Richard Gill, who taught English and RE, always said that knowledge of the text was paramount for 'A' level scripture and he was right, as in 1971 I failed. Mr (later Reverend) Gill became Head of English at Wyggeston, a historian and an expert on the Victorians. I likewise failed Economics, but made a proper job of that. Mr Wardle, an intelligent and highly perceptive man, had a heart-to-heart with me prior to this disaster, and predidcted that women would be my downfall (To be continued. My apologies to Simon for some rather heavy editing - Ed)

AND FINALLY... Alan Pykett's mention of Bill Sykes prompted memories. I recall him as a small, very bald, Yorkshireman with a mercurial temper. He always wore a dark blue suit, sometimes with his gown. We thought he had heart problems, as he often put a small pill under his tongue. Once the red mist descended Bill had the worrying habit of walking up and down the aisles between desks, slapping heads indiscriminately. Through no fault of his own, Bill was responsible for a major disaster in my school life. I have told this tale before, but it might bear repetition. By the third year I had graduated from weekly violin lessons to the school orchestra.
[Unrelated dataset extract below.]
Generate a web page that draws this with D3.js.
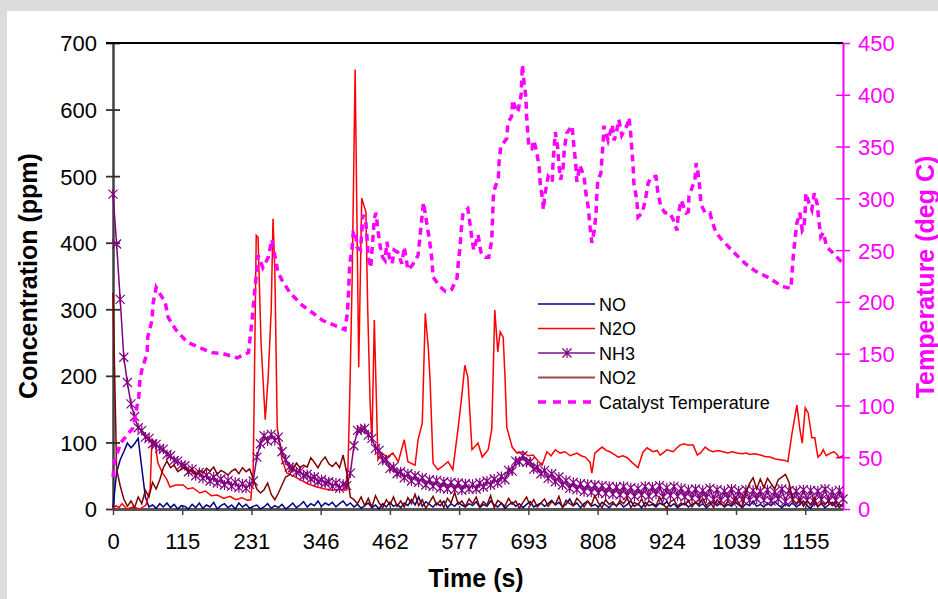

This practiced after school on Mondays, but true to form I began to miss the occasional session. This was a completely pointless exercise, as I could not arrive home until an hour later than usual or my parents would smell a rat. So I mooched around town, with nothing to do. My absences became more and more frequent, and as nothing was ever said I thought I was getting away with it. But by the summer term of 1963, Prize Day was looming, and as the orchestra played a major part it seemed wise to knuckle down to work. So imagine my dismay when Bill told me to 'bugger off' as my services were no longer required. I had not exactly covered myself in glory at CBS, and the one thing my parents were proud of about my school career was the fact I was in the orchestra. Instead of coming clean about the situation I never mentioned it, which was foolish as my parents, brother and sister intended to attend Prize Day. Not only did they look forward to my virtuoso performance, I was to collect my one-and-only prize, this being for English. I find it hard to believe, but I waited until my family were on the steps of De Montfort Hall before blurting out the truth and running inside. I duly collected my prize (The Kon Tiki Expedition, by Thor Heyerdahl) and fled at the end of the proceedings. Of course I had to return home eventually, but can't remember the consequences. Probably it was yet another disappointment in me more than anything.